Kurtág 95 – Szőllősy 100

Live Stream
Liszt Academy

György Kurtág: Signs, Games and Messages – 8. Az hit ..., 15. Socrates’ Farewell, 13. Thomas Blum in memoriam, 10. Im Volkston
Barnabás Baranyai (cello)

György Kurtág: Games – excerpts
Mizuno Kaisei, Murata Marika, Shimizu Yui (piano)

György Kurtág: Seven Songs, Op. 22
Katoh Hiroko (soprano), András Szalai (cimbalom)

György Kurtág: Splinters, Op. 6c
Mihály Kovács (cimbalom)

György Kurtág: The Small Snag, Op. 15b
Anna Páljános (piccolo), Péter Szeifert (trombone), Márton Nagy (guitar)

Szőllősy: A Hundred Bars for Tom Everett
Christopher Kozma (bass trombone), Kornél Hencz (bongó)

Szőllősy: Restless Autumn
Martin Csölley (baritone), Gábor Alszászy (piano)

Szőllősy: Suoni di tromba
Balázs Szalóky (trumpet), Teréz Szabó (piano)

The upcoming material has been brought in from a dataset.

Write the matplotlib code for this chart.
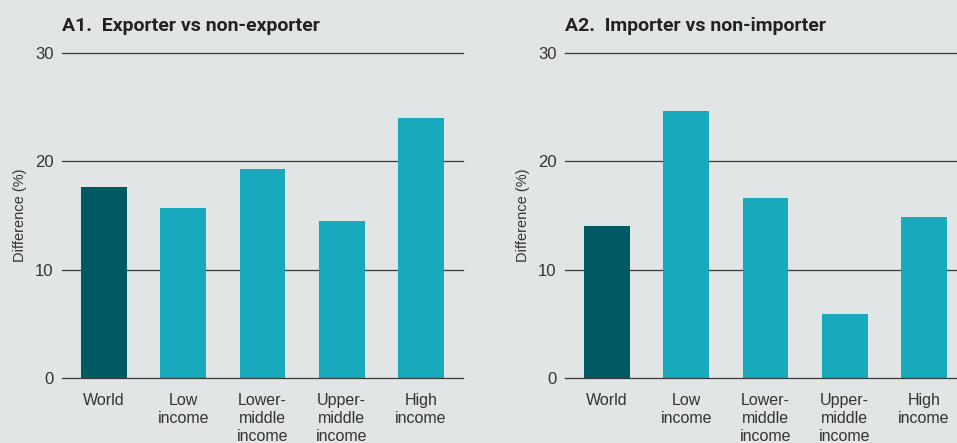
import matplotlib.pyplot as plt

categories = ['World', 'Low\nincome', 'Lower-\nmiddle\nincome', 'Upper-\nmiddle\nincome', 'High\nincome']
exporter_diff = [17.6, 15.7, 19.3, 14.5, 24.0]
importer_diff = [14.0, 24.6, 16.6, 5.9, 14.9]
titles = ['A1.  Exporter vs non-exporter', 'A2.  Importer vs non-importer']
yticks = [0, 10, 20, 30]

bg = '#e1e5e6'
dark = '#005a64'
light = '#18a9bc'
text_col = '#333333'

plt.rcParams['font.family'] = ['Liberation Sans', 'DejaVu Sans']

fig = plt.figure(figsize=(9.57, 4.43), dpi=100, facecolor=bg)

lefts = [62 / 957, 565 / 957]
for left, values, title in zip(lefts, [exporter_diff, importer_diff], titles):
    ax = fig.add_axes([left, 1 - 378 / 443, 401 / 957, 325 / 443])
    ax.set_facecolor(bg)
    colors = [dark] + [light] * (len(values) - 1)
    ax.bar(range(len(values)), values, width=0.58, color=colors, zorder=2)
    ax.set_xlim(-0.53, len(values) - 0.47)
    ax.set_ylim(0, 30)
    ax.set_yticks(yticks)
    for y in yticks:
        ax.axhline(y, color='#3a3a3a', lw=0.9, zorder=3 if y == 0 else 1, clip_on=False)
    for s in ax.spines.values():
        s.set_visible(False)
    ax.tick_params(axis='both', length=0, labelsize=11.5, colors=text_col)
    ax.tick_params(axis='y', pad=6, labelsize=12)
    ax.tick_params(axis='x', pad=11)
    ax.set_xticks(range(len(values)))
    ax.set_xticklabels(categories, linespacing=1.25)
    ax.set_ylabel('Difference (%)', fontsize=10.5, color=text_col, labelpad=6)
    ax.text(0, 1.055, title, transform=ax.transAxes, fontsize=14,
            fontweight='bold', family=['Roboto', 'DejaVu Sans'],
            color='#222222', va='bottom', ha='left')

fig.savefig('out.png', dpi=100, facecolor=bg)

Szőllősy: Paesaggio con morti
Ádám Király (piano)

András Szőllősy was born one hundred years ago, on February 27, 1921 in Szászváros, Transylvania. He was one of the leading composers and musicologists of the decades that followed Bartók and Kodály. He was the senior master of the “big generation”, György Ligeti and György Kurtág. Like his two world-famous colleagues, he did a lot to ensure that Hungarian music survived on the world map even after Bartók. Young Ligeti loved and respected him as if he were his brother: “I was infinitely impressed by your talent and knowledge as a bigger brother. And you opened up a world to me that seemed inaccessible: Western culture", Ligeti wrote for Szőllősy's 75th birthday in 1996. Just as Bartók's and Kodály's oeuvre has amplified international attention to Hungarian performing arts, the oeuvre of the three masters of modern music: Kurtág, Ligeti and Szőllősy is a huge opportunity – as well as a responsibility – for today's generation of musicians, be it a master or a student.